_YOUR OBJECTIVE:_ Every line from the start of the records through the line with "plt.rcParams['mathtext.fontset'] = 'stix'" is to be written out exactly; pictures are not.

[START OF MATERIAL FOR THE TASK]

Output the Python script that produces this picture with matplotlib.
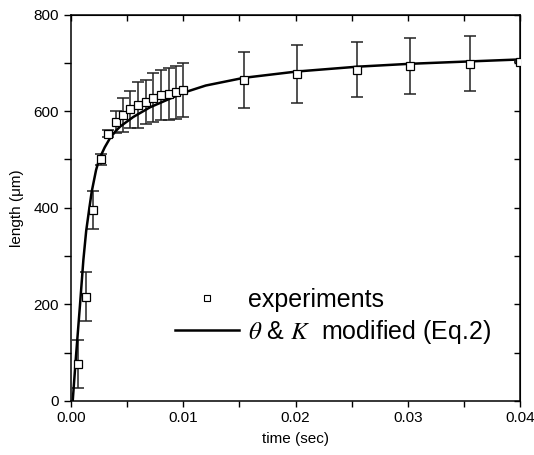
import numpy as np
import matplotlib
matplotlib.use('Agg')
import matplotlib.pyplot as plt
from matplotlib.lines import Line2D

plt.rcParams['font.family'] = ['Liberation Sans', 'DejaVu Sans']
plt.rcParams['mathtext.fontset'] = 'stix'

# mesures (temps en s, longueur en um, barre d'erreur +/-)
t_exp = [0.00065, 0.00134, 0.0020, 0.00265, 0.00327, 0.0040, 0.00466, 0.00528,
         0.0060, 0.00665, 0.00733, 0.0080, 0.0087, 0.00935, 0.00995,
         0.01538, 0.0201, 0.02548, 0.03017, 0.03555, 0.0400]
L_exp = [77, 216, 395, 500, 553, 577, 592, 604, 613, 619, 628, 633, 636, 639, 643,
         664, 676, 686, 693, 698, 701]
err_exp = [50, 50, 40, 11, 7, 23, 36, 38, 47, 46, 50, 52, 54, 55, 56,
           58, 60, 57, 58, 57, 0]

# courbe du modele (theta & K modifies, Eq.2)
t_mod = [0.00015, 0.00045, 0.0008, 0.0011, 0.00135, 0.00163, 0.00184, 0.00223,
         0.00252, 0.00300, 0.00347, 0.00395, 0.00437, 0.00555, 0.00704, 0.00853,
         0.0100, 0.0120, 0.0154, 0.0201, 0.0255, 0.0302, 0.0356, 0.0400]
L_mod = [0, 95, 199, 292, 352, 399, 433, 478, 501, 525, 544, 558, 568, 588, 608,
         623, 638, 653, 669, 682, 692, 698, 703, 707]

fig = plt.figure(figsize=(5.34, 4.55), dpi=100)
ax = fig.add_axes([0.133, 0.1187, 0.841, 0.8494])

ax.errorbar(t_exp, L_exp, yerr=err_exp, fmt='none', ecolor='#222222',
            elinewidth=1.1, capsize=4, capthick=1.1, zorder=2)
ax.plot(t_mod, L_mod, color='black', lw=1.8, zorder=3)
ax.plot(t_exp, L_exp, ls='none', marker='s', ms=6, mfc='white', mec='black',
        mew=0.9, zorder=4)

ax.set_xlim(0, 0.04)
ax.set_ylim(0, 800)
ax.set_xticks([0.00, 0.01, 0.02, 0.03, 0.04])
ax.set_xticklabels(['0.00', '0.01', '0.02', '0.03', '0.04'])
ax.set_xticks(np.arange(0, 0.0401, 0.005), minor=True)
ax.set_yticks([0, 200, 400, 600, 800])
ax.set_yticks(np.arange(0, 801, 100), minor=True)

for s in ax.spines.values():
    s.set_linewidth(1.1)

ax.tick_params(axis='x', which='both', direction='out', length=4.5, width=1.0,
               labelsize=11, pad=3)
ax.tick_params(axis='y', which='both', direction='out', length=5, width=1.0,
               labelsize=11, pad=3.5)
# ticks du haut et de droite vers l'interieur
axt = ax.secondary_xaxis('top')
axt.set_xticks([0.005 * i for i in range(9)])
axt.tick_params(direction='in', length=4, width=1.0, labeltop=False)
axt.set_xticklabels([])
axr = ax.secondary_yaxis('right')
axr.set_yticks(list(range(0, 801, 100)))
axr.tick_params(direction='in', length=4, width=1.0)
axr.set_yticklabels([])

ax.set_xlabel('time (sec)', fontsize=11, labelpad=5)
ax.set_ylabel('length (\u03bcm)', fontsize=11, labelpad=7)

h1 = Line2D([], [], ls='none', marker='s', ms=5, mfc='white', mec='black', mew=0.8)
h2 = Line2D([], [], color='black', lw=1.8)
ax.legend([h1, h2], ['experiments', r'$\theta$ & $K$  modified (Eq.2)'],
          loc='upper left', bbox_to_anchor=(0.2316, 0.292), frameon=False,
          fontsize=18, handlelength=2.56, handletextpad=0.36, labelspacing=0.22,
          borderpad=0, borderaxespad=0)

fig.savefig('out.png', dpi=100)
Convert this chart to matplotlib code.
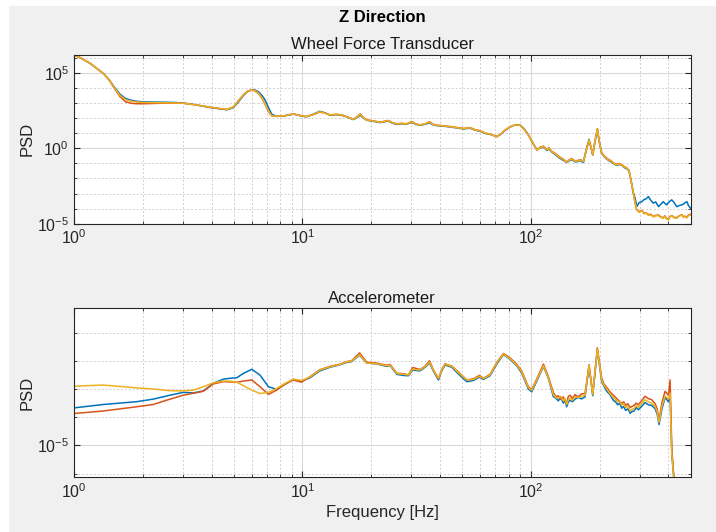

[END OF MATERIAL FOR THE TASK]

_EXERCISE RESPONSE:_
Output the Python script that produces this picture with matplotlib.
import numpy as np
import matplotlib
matplotlib.use('Agg')
import matplotlib.pyplot as plt
from matplotlib.lines import Line2D

plt.rcParams['font.family'] = ['Liberation Sans', 'DejaVu Sans']
plt.rcParams['mathtext.fontset'] = 'stix'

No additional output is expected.